### What the task requires
From the very first line of the data to the line containing "-0.23, -0.15, -0.08, -0.04, -0.01, 0.0];", retype everything exactly, leaving the pictures behind.

### Given information
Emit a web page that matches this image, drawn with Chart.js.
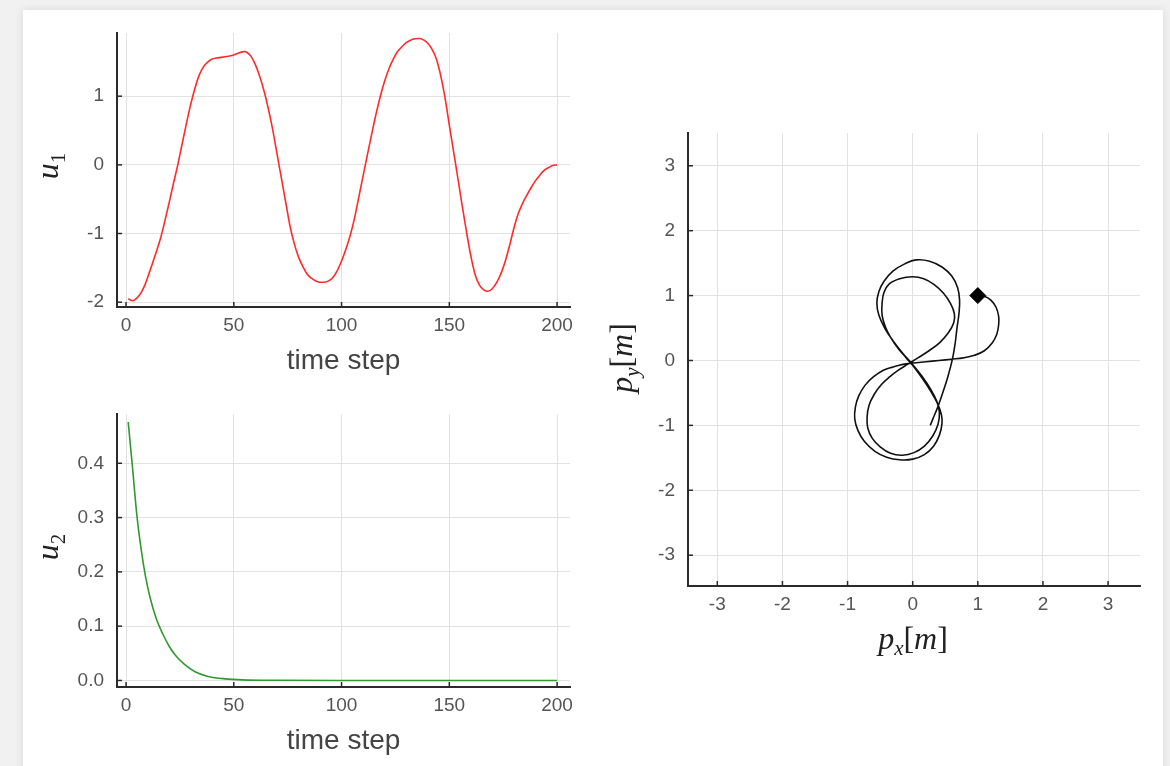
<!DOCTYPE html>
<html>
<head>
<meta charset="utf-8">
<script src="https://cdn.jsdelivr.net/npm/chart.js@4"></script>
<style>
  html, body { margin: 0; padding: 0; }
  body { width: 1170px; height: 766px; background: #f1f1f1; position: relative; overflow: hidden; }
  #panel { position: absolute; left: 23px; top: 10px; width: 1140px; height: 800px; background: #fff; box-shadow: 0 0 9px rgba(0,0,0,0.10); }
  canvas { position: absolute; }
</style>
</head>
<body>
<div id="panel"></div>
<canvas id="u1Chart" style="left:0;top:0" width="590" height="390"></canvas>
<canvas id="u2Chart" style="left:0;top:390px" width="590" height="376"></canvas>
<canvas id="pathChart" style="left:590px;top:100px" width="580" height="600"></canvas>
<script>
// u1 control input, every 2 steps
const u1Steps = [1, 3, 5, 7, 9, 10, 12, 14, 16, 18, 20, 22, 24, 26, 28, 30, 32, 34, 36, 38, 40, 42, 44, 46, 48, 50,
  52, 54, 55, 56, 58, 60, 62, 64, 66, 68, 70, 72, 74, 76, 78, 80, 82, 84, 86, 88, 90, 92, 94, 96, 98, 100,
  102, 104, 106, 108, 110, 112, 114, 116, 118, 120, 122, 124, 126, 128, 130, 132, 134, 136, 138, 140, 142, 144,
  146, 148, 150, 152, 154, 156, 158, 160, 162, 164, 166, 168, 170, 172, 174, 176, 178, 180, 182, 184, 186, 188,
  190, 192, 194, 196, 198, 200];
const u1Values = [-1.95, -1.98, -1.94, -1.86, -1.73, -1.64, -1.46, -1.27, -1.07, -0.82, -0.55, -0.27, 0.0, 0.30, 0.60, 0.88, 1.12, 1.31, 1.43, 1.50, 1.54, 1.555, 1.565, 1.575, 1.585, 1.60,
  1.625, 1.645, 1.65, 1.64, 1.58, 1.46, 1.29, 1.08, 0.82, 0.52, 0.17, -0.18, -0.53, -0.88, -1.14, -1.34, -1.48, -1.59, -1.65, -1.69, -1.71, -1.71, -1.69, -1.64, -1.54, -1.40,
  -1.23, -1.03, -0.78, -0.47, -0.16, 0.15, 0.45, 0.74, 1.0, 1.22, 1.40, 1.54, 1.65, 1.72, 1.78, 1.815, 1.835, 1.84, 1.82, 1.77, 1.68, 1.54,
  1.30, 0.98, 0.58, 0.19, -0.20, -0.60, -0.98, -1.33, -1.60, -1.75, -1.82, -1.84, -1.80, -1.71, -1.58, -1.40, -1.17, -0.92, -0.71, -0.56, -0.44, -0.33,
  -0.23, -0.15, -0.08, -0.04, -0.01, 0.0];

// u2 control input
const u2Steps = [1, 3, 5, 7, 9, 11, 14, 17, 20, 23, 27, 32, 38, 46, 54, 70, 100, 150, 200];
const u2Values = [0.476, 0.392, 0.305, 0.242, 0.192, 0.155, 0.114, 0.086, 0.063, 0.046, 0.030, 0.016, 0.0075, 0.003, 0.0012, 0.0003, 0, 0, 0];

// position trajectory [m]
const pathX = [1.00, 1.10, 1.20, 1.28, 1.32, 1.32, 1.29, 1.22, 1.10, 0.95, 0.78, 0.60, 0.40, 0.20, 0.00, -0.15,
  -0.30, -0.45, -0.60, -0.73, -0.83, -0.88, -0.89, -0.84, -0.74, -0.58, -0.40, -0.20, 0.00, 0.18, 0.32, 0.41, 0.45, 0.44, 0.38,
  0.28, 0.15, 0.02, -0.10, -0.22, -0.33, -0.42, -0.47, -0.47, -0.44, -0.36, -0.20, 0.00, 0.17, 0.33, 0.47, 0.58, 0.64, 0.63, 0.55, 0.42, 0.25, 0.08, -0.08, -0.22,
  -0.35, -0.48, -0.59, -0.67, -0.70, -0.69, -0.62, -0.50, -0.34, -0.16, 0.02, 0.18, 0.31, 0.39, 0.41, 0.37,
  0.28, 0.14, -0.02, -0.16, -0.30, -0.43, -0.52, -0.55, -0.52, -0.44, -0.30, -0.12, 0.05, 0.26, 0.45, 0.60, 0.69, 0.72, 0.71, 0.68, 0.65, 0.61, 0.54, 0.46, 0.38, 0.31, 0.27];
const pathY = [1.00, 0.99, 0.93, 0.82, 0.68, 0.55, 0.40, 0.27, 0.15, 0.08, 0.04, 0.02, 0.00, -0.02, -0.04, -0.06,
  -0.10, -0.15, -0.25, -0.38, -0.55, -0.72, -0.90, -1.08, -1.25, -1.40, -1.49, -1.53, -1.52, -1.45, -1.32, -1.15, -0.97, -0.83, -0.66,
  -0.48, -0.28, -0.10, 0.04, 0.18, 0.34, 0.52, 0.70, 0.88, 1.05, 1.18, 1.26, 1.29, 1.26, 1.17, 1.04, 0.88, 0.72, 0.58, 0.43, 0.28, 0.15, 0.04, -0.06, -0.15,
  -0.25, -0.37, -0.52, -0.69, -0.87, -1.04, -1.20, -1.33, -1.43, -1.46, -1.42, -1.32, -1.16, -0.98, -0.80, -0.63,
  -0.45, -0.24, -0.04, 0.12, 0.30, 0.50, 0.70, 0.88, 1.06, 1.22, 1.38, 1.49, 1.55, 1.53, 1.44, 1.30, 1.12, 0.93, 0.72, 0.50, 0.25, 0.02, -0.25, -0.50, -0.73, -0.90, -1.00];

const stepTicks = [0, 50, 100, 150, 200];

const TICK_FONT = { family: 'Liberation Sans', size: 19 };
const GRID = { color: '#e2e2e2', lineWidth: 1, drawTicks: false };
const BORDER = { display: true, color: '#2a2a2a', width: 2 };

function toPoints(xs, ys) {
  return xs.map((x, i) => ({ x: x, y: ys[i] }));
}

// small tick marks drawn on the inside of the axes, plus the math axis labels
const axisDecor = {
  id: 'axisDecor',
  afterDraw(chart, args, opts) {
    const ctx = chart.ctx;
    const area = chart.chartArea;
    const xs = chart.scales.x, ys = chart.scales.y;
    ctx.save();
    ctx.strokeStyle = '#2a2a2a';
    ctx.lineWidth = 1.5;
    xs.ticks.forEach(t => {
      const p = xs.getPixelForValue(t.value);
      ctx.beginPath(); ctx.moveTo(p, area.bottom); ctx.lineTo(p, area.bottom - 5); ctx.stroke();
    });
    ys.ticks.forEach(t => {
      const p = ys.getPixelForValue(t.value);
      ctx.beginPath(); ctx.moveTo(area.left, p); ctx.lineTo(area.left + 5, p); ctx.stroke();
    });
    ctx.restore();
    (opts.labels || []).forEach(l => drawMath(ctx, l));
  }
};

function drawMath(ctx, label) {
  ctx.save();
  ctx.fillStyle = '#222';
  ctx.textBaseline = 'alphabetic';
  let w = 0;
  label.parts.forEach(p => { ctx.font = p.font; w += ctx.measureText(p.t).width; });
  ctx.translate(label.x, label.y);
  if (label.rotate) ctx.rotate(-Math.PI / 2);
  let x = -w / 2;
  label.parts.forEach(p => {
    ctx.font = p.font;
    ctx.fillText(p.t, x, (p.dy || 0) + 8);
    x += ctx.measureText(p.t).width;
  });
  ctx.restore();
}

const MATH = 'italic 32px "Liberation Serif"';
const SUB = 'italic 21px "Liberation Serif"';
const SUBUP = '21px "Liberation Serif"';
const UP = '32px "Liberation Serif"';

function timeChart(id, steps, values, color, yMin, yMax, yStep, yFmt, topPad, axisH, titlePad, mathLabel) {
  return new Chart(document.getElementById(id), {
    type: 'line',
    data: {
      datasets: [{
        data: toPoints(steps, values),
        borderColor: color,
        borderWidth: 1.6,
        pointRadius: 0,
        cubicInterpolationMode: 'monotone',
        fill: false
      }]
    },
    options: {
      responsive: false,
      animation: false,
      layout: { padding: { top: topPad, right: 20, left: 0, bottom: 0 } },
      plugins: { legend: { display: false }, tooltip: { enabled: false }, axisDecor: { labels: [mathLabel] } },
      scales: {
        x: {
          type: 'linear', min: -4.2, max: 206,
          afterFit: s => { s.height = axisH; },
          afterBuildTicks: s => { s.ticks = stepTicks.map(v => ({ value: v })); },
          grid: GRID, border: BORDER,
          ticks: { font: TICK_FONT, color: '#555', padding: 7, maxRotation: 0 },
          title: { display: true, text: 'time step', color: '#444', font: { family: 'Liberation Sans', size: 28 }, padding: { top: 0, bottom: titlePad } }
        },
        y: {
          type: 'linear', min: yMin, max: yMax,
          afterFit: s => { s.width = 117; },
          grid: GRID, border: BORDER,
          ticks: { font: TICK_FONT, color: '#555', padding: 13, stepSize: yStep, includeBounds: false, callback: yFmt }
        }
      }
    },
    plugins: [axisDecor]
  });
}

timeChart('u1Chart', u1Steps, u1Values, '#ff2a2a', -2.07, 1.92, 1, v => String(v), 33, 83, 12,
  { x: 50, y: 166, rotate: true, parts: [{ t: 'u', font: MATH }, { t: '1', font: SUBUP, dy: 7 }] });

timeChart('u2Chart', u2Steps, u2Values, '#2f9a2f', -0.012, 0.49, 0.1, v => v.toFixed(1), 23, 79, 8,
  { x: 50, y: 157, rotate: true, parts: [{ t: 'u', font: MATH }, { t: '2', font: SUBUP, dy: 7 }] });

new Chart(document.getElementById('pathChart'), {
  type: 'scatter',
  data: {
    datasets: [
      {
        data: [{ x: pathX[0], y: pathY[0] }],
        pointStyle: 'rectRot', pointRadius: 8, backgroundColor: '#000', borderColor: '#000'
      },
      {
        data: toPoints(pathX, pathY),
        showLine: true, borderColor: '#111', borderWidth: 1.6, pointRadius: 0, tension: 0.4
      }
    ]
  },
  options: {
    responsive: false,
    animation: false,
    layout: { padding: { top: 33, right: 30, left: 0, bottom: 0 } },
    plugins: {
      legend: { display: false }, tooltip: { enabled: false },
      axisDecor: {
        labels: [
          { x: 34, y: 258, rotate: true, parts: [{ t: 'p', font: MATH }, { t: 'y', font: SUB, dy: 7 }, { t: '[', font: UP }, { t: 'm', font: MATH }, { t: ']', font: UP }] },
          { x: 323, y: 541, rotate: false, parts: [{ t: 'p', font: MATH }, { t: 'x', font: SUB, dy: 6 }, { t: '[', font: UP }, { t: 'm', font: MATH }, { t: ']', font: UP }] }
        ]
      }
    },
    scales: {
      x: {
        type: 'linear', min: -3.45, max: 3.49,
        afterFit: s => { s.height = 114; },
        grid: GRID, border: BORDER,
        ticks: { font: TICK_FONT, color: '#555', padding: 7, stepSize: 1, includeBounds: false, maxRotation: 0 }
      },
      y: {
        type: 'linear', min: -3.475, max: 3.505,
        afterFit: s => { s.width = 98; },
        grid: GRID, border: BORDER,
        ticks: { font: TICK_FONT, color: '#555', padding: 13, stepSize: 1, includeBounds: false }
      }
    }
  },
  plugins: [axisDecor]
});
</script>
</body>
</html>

### Finished exercise
Emit a web page that matches this image, drawn with Chart.js.
<!DOCTYPE html>
<html>
<head>
<meta charset="utf-8">
<script src="https://cdn.jsdelivr.net/npm/chart.js@4"></script>
<style>
  html, body { margin: 0; padding: 0; }
  body { width: 1170px; height: 766px; background: #f1f1f1; position: relative; overflow: hidden; }
  #panel { position: absolute; left: 23px; top: 10px; width: 1140px; height: 800px; background: #fff; box-shadow: 0 0 9px rgba(0,0,0,0.10); }
  canvas { position: absolute; }
</style>
</head>
<body>
<div id="panel"></div>
<canvas id="u1Chart" style="left:0;top:0" width="590" height="390"></canvas>
<canvas id="u2Chart" style="left:0;top:390px" width="590" height="376"></canvas>
<canvas id="pathChart" style="left:590px;top:100px" width="580" height="600"></canvas>
<script>
// u1 control input, every 2 steps
const u1Steps = [1, 3, 5, 7, 9, 10, 12, 14, 16, 18, 20, 22, 24, 26, 28, 30, 32, 34, 36, 38, 40, 42, 44, 46, 48, 50,
  52, 54, 55, 56, 58, 60, 62, 64, 66, 68, 70, 72, 74, 76, 78, 80, 82, 84, 86, 88, 90, 92, 94, 96, 98, 100,
  102, 104, 106, 108, 110, 112, 114, 116, 118, 120, 122, 124, 126, 128, 130, 132, 134, 136, 138, 140, 142, 144,
  146, 148, 150, 152, 154, 156, 158, 160, 162, 164, 166, 168, 170, 172, 174, 176, 178, 180, 182, 184, 186, 188,
  190, 192, 194, 196, 198, 200];
const u1Values = [-1.95, -1.98, -1.94, -1.86, -1.73, -1.64, -1.46, -1.27, -1.07, -0.82, -0.55, -0.27, 0.0, 0.30, 0.60, 0.88, 1.12, 1.31, 1.43, 1.50, 1.54, 1.555, 1.565, 1.575, 1.585, 1.60,
  1.625, 1.645, 1.65, 1.64, 1.58, 1.46, 1.29, 1.08, 0.82, 0.52, 0.17, -0.18, -0.53, -0.88, -1.14, -1.34, -1.48, -1.59, -1.65, -1.69, -1.71, -1.71, -1.69, -1.64, -1.54, -1.40,
  -1.23, -1.03, -0.78, -0.47, -0.16, 0.15, 0.45, 0.74, 1.0, 1.22, 1.40, 1.54, 1.65, 1.72, 1.78, 1.815, 1.835, 1.84, 1.82, 1.77, 1.68, 1.54,
  1.30, 0.98, 0.58, 0.19, -0.20, -0.60, -0.98, -1.33, -1.60, -1.75, -1.82, -1.84, -1.80, -1.71, -1.58, -1.40, -1.17, -0.92, -0.71, -0.56, -0.44, -0.33,
  -0.23, -0.15, -0.08, -0.04, -0.01, 0.0];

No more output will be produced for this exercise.